Inside

Gonçalo M. Tavares 

The inside of a house is the result of a giant excavation.

Excavation is a form of sculpture – and sculpture is a form of excavation, one might say.

To sculpt is to excavate stone – it is to excavate horizontally rather than vertically. It is to excavate not just matter, from left to right and from right to left, but air too; to give shape to the air which remains between materials placed above ground. What is taken from the stone is not just pieces of matter which occupy space. Also taken are pieces of matter which appear to occupy no space at all. The invisible air takes shape by surrounding the hard, visible matter from which the sculpture is made. Sculpture gives shape both to matter, and to the invisible. The invisible becomes that which surrounds a form, a kind of negative image of solid matter, with an identity of its own. The more personality the solid part of a sculpture has, the more original its negative, that invisible anatomy which scrupulously and accurately surrounds the matter.

What shape is the invisible? That is the question to ask when speaking of interiors.

Let us at this stage invoke Heidegger and the function of philosophy: philosophy goes round in circles; it is the opposite of progress in that it does not move forward, instead drawing endless circumferences. And why?

Because it constantly circles the centre, the essential.

Perhaps it could be said that it traces an ever deeper circumference, into which men can fall (and not just men, but also objects, habits, the city). This, then, is what it means to ponder the essential: to constantly circle the same thing, but going deeper each time.

And that, one might say, is also the job of an artist, of an architect, of a writer. Circling the same things, but every day a little deeper.

There is a notable difference here in relation to the concept of technological progress.

“Onwards!,”

shout those who regularly introduce new products; progress as legwork, as forward motion, as ground gained; like someone seeking to put their name on as many square metres as possible. Occupying territory, like an invasion. This is what armies do, just like technology or certain ideas of progress.

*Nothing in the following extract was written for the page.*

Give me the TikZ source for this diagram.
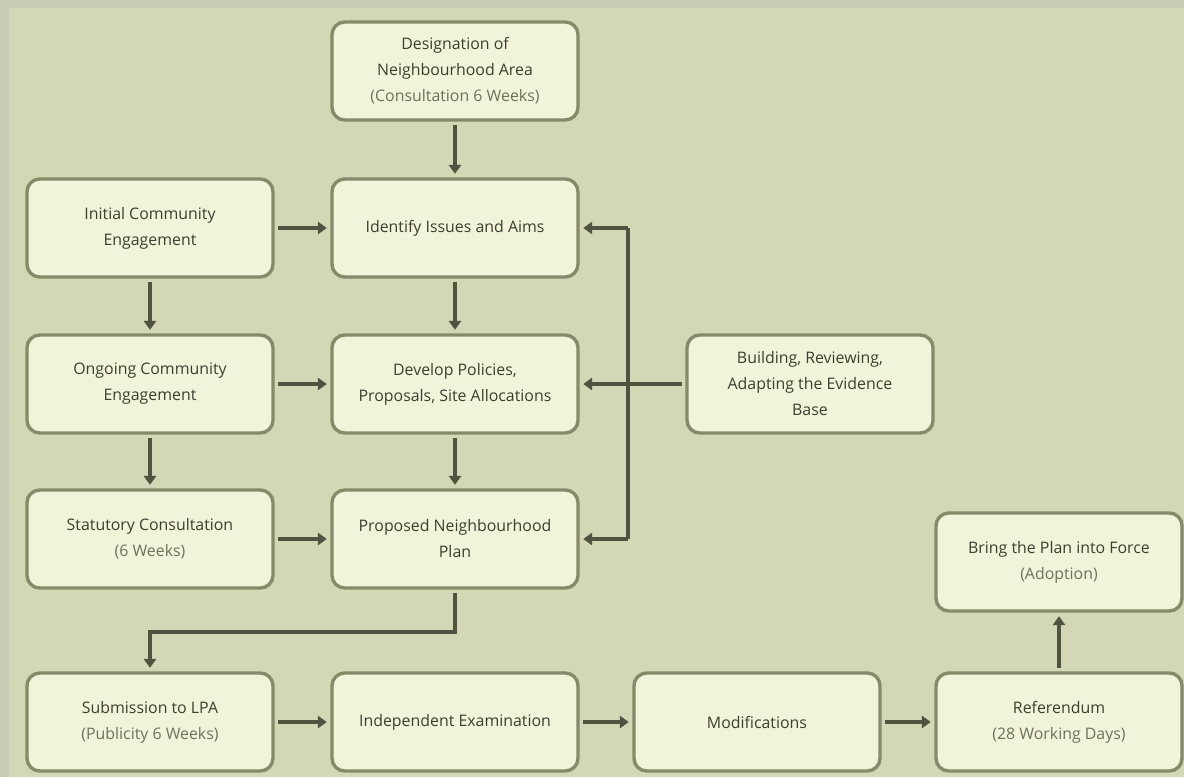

Art, architecture, literature and philosophy follow other physical orientations: they go madly round in circles, working frantically, but always within the same square metre. They dig, go underground, return to the surface to breathe, and dig again in the same spot. At most, an architect or an artist turn the ground they have appropriated into a hole, then a well; and as the excavation deepens, a point is reached when they can only be extricated from the well by another, with the aid of a rope or a ladder. Someone must remain at the surface to ensure the safety of the one going down to the bottom.

“Downwards!,” shout those who work in the arts, “ever downwards!”.

Poetry and architecture; space and rhyme.

Mário Quintana, a Brazilian writer and poet, wrote a short text describing a family evening from his childhood in which a relative reads aloud from a poetry book:

“Tralalalala, tralalalala,

Tralalalala, tralalalalala…”

After a while, Gabriela exclaims:

“But it doesn’t rhyme!”

This causes quite a stir, eliciting disbelief all round. Poor Juquinha hurriedly reads out the last two verses…querulous…white…your…inane…vague…infinitely…

Heavens! How could it be?

“The rhyme must be in the middle,” major Pitulga solemnly pronounces.

This is met with a collective sigh of relief.

Well, there it is. In space, in architecture, the rhyme – if it exists – must also be in the middle.

What is the interior of a space? It is the impression of rhyme, of harmony, of material agreement among all the parts. As if the inhabitant were the final rhyme; the rhyme that is in the middle.